Sans aller dans les détails techniques des différents chapitres comptables et des provisions, cette situation porterait les pertes globales de la CAF pour l’année 2022-2023 à 25 millions de dollars, bien loin des 9 millions de dollars prévisionnels annoncés par Véron Mosengo-Omba.
En réponse, ce dernier a décidé d’engager un cabinet externe pour expertiser les comptes de la CAF, une façon de contrecarrer le travail de la commission d’audit et de conformité qui n’a pas hésité de dénoncer cette pratique, intervenant la veille de l’assemblée générale.
Interpellé, Motsepe a glissé aux membres du Comex que la commission pourra mener ses investigations sans ‘’contrainte ni favoritisme’’, sans trop s’attarder sur le sujet.
En attendant la fin de l’enquête et l’issue de ce feuilleton, des observateurs avertis n’écartent pas le fait qu’en arrière-plan, une ‘’guerre’’ sans merci est livrée entre deux associations pour se réapproprier le poste de secrétaire général et donc la gestion de la CAF. C’est aussi une façon de remettre en cause le tandem Motsepe – Mosengo-Omba et fragiliser davantage le patron de la CAF.
Mais ce dernier a déjà fait approuver son rapport financier de l’année 2022-2023 en affirmant que la CAF a réduit de 68% ses pertes, soit de 28 à 9,2 millions de dollars.

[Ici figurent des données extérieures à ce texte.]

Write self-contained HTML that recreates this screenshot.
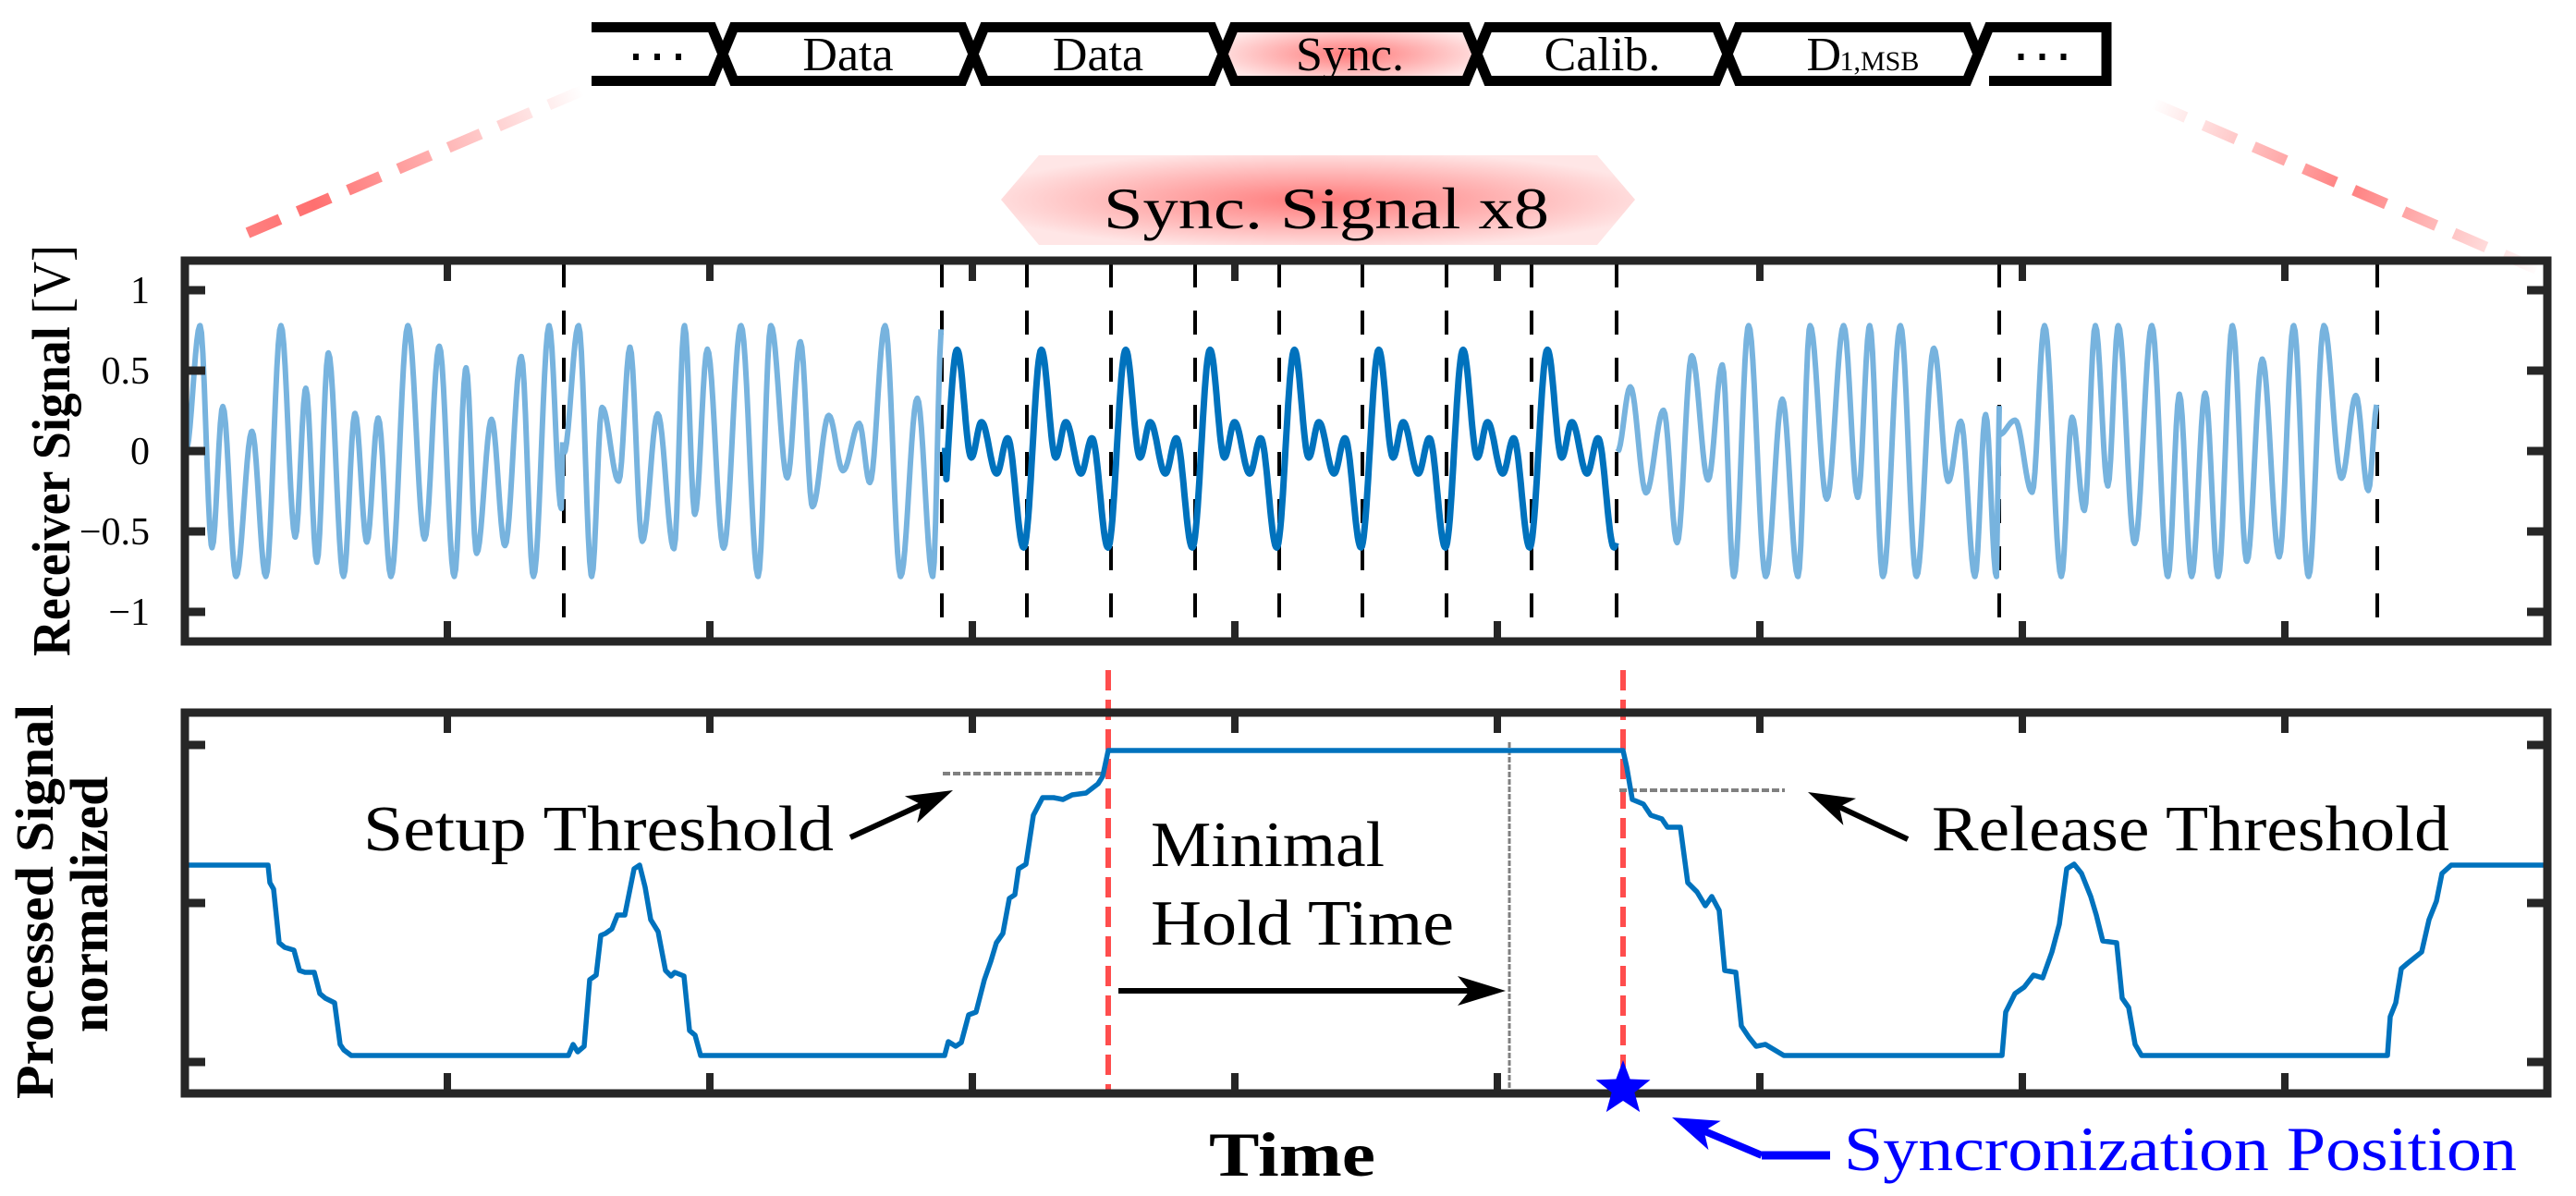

Le patron de la CAF rappela à ce propos que ce rapport financier a été validé par le cabinet Ernest & Young, qui audite les comptes de l’instance, et a été approuvé également par la 46ème assemblée générale ordinaire à Addis-Abeba.
Malgré cette avancée et à moins de cinq mois de l’assemblée générale élective, il est toujours reproché à l’ancien responsable régional de la division Associations membres de la FIFA pour l’Afrique et les Caraïbes sa mainmise sur tous les dossiers et documents, après avoir remercié une dizaine de cadres de la CAF au lendemain de son arrivée au Caire, surtout ceux qui étaient dans l’entourage d’Ahmad Ahmad.
Ce qui explique les rancœurs enfouies qui auraient emmené le déclenchement de l’enquête dont le rapport avait fuité l’été dernier pour annoncer la fin proche du secrétaire général. Un article a été même publié sur le Guardians avant qu’il ne soit retiré une semaine après, ce qui prouve les confusions qui entourent cette affaire. De son côté, Mosengo-Omba a fini par bloquer ledit rapport, estimant qu’il faisait partie d’un complot visant sa personne et le travail qu’il mène à la CAF, qui apparemment dérange plus d’un.
Tout l’enjeu donc de l’élection du 12 mars 2025 tournera résolument autour, non pas de Patrice Motsepe dont la réélection est inéluctable, mais celle de son secrétaire général qui, tant qu’il a le soutien des deux ‘’chauves’’, comme disent les mauvaises langues, ce dernier sera indéboulonnable.